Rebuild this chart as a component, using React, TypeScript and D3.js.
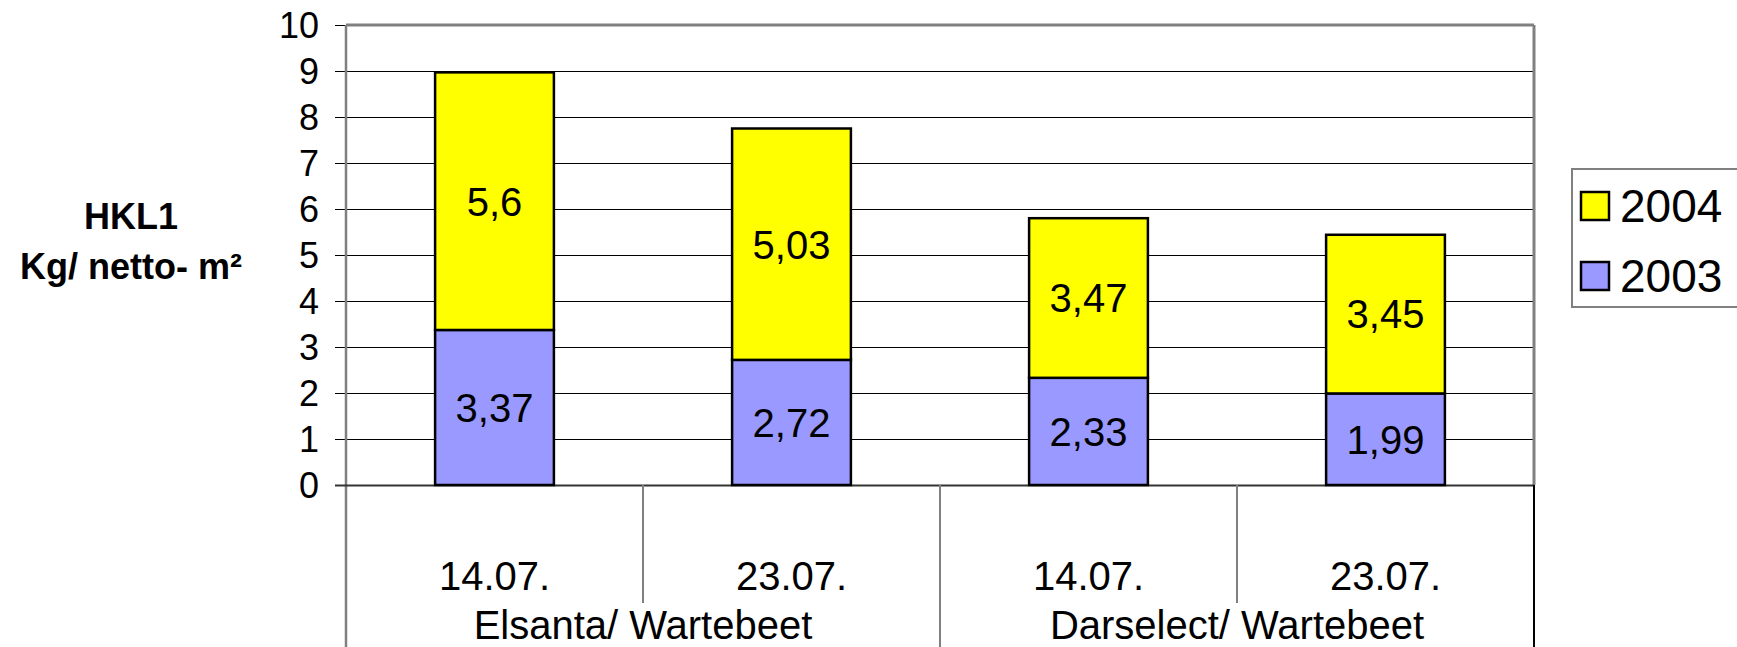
import React from "react";
import * as d3 from "d3";

const categories = ["14.07.", "23.07.", "14.07.", "23.07."];
const groups = ["Elsanta/ Wartebeet", "Darselect/ Wartebeet"];
const series2003 = [3.37, 2.72, 2.33, 1.99];
const series2004 = [5.6, 5.03, 3.47, 3.45];
const labels2003 = ["3,37", "2,72", "2,33", "1,99"];
const labels2004 = ["5,6", "5,03", "3,47", "3,45"];
const yTicks = [0, 1, 2, 3, 4, 5, 6, 7, 8, 9, 10];
const legendItems = [
  { name: "2004", color: "#FFFF00" },
  { name: "2003", color: "#9999FF" },
];

const W = 1737;
const H = 647;
const L = 346, R = 1534, T = 25, B = 485;
const FONT = "'Liberation Sans', Arial, Helvetica, sans-serif";

export default function App() {
  const band = (R - L) / categories.length;
  const x = d3.scaleBand<number>().domain(d3.range(categories.length)).range([L, R]).paddingInner(0.6).paddingOuter(0.3);
  const y = d3.scaleLinear().domain([0, 10]).range([B, T]);
  const bw = x.bandwidth();
  const cx = (i: number) => (x(i) as number) + bw / 2;
  const fsData = 40;
  const fsTick = 36;

  return (
    <div style={{ position: "absolute", left: 0, top: 0 }}>
      <svg width={W} height={H} style={{ display: "block", fontFamily: FONT }}>
        <rect x={0} y={0} width={W} height={H} fill="#fff" />
        {/* gridlines */}
        {yTicks.map((t) => (
          <line key={"g" + t} x1={335} x2={R} y1={Math.round(y(t)) + 0.5} y2={Math.round(y(t)) + 0.5} stroke="#000" strokeWidth={1.2} />
        ))}
        {/* plot border */}
        <line x1={L} x2={R} y1={T} y2={T} stroke="#808080" strokeWidth={3} />
        <line x1={R} x2={R} y1={T} y2={B} stroke="#808080" strokeWidth={3} />
        <line x1={L} x2={L} y1={T} y2={H} stroke="#808080" strokeWidth={2.5} />
        {/* category axis */}
        <line x1={335} x2={R} y1={B + 0.5} y2={B + 0.5} stroke="#333" strokeWidth={2} />
        <line x1={L + band} x2={L + band} y1={B} y2={603} stroke="#808080" strokeWidth={2} />
        <line x1={L + band * 3} x2={L + band * 3} y1={B} y2={603} stroke="#808080" strokeWidth={2} />
        <line x1={L + band * 2} x2={L + band * 2} y1={B} y2={H} stroke="#808080" strokeWidth={2} />
        <line x1={R} x2={R} y1={B} y2={H} stroke="#000" strokeWidth={2} />
        {/* bars */}
        {categories.map((_, i) => {
          const x0 = x(i) as number;
          const b0 = y(0), b1 = y(series2003[i]), b2 = y(series2003[i] + series2004[i]);
          return (
            <g key={"b" + i}>
              <rect x={x0} y={b1} width={bw} height={b0 - b1} fill="#9999FF" stroke="#000" strokeWidth={2.5} />
              <rect x={x0} y={b2} width={bw} height={b1 - b2} fill="#FFFF00" stroke="#000" strokeWidth={2.5} />
              <text x={cx(i)} y={(b0 + b1) / 2 + fsData * 0.358} textAnchor="middle" fontSize={fsData}>{labels2003[i]}</text>
              <text x={cx(i)} y={(b1 + b2) / 2 + fsData * 0.358} textAnchor="middle" fontSize={fsData}>{labels2004[i]}</text>
            </g>
          );
        })}
        {/* y tick labels */}
        {yTicks.map((t) => (
          <text key={"t" + t} x={319} y={y(t) + fsTick * 0.358} textAnchor="end" fontSize={fsTick}>{t}</text>
        ))}
        {/* category labels */}
        {categories.map((c, i) => (
          <text key={"c" + i} x={L + band * (i + 0.5)} y={590} textAnchor="middle" fontSize={40}>{c}</text>
        ))}
        {groups.map((g, i) => (
          <text key={"gr" + i} x={L + band * (2 * i + 1)} y={639} textAnchor="middle" fontSize={40}>{g}</text>
        ))}
        {/* y title */}
        <text x={131} y={229} textAnchor="middle" fontSize={36} fontWeight="bold">HKL1</text>
        <text x={131} y={279} textAnchor="middle" fontSize={36} fontWeight="bold">Kg/ netto- m²</text>
        {/* legend */}
        <rect x={1572} y={169} width={200} height={138} fill="#fff" stroke="#808080" strokeWidth={2} />
        {legendItems.map((it, i) => (
          <g key={"l" + i}>
            <rect x={1581} y={192 + i * 70} width={28} height={28} fill={it.color} stroke="#000" strokeWidth={2.5} />
            <text x={1620} y={222 + i * 70} fontSize={46}>{it.name}</text>
          </g>
        ))}
      </svg>
    </div>
  );
}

# # #

== To be done ==
Repeat, exactly and in full, each line from the start of the data to the line that contains "import * as". Pictures do not go in.

== Answer for the task ==
Rebuild this chart as a component, using React, TypeScript and D3.js.
import React from "react";
import * as d3 from "d3";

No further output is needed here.